From Table 1 we can see that \( \overline{SPE}_{k} \) together with KPLS or AKPLS can discriminate normal batches from abnormal batches. Results in Table 2 show that AKPLS with Gaussian kernel is better than other methods because it alarms earlier than other methods in most cases after faults occur. The control charts of three methods are presented in Fig. 2, where time units are 30 minutes.

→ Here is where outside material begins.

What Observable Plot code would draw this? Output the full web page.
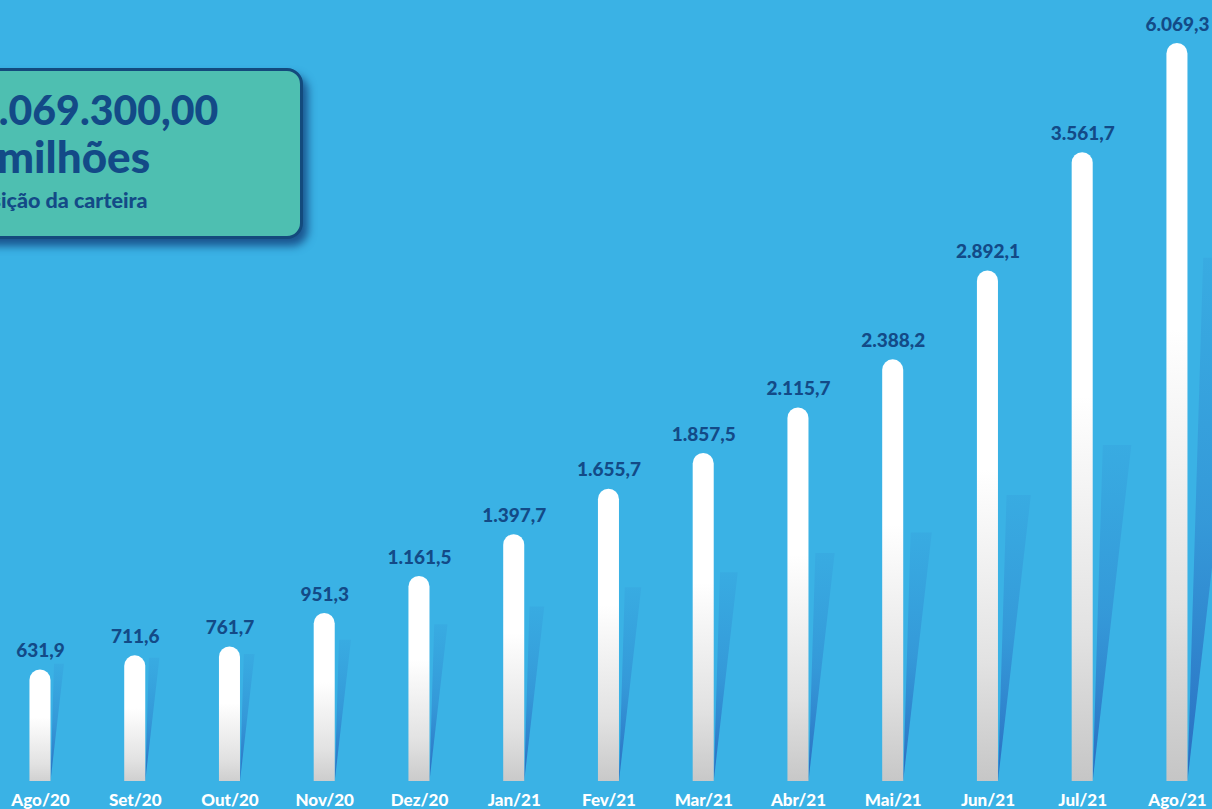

Table 1 On-line monitoring results in penicillin dataset \( (\overline{SPE}_{k} ) \)
Table 2 Alarm time (0.5 h) of 4 abnormal batches \( (\overline{SPE}_{k} ) \)
Fig. 2
figure 2

On-line monitoring results with \( \overline{SPE}_{k} \)

5 Conclusion

In this paper, we propose a special case of kernel partial least square called additive kernel partial least square(AKPLS) and show its application in batch process on-line monitoring. AKPLS uses a special kind of kernel called additive kernel where variables in different time points are mapped independently into feature space. Using ASPLS, we can estimate statistics without filling missing data after current time point in on-line monitoring. Experiments on penicillin dataset show effectiveness of AKPLS.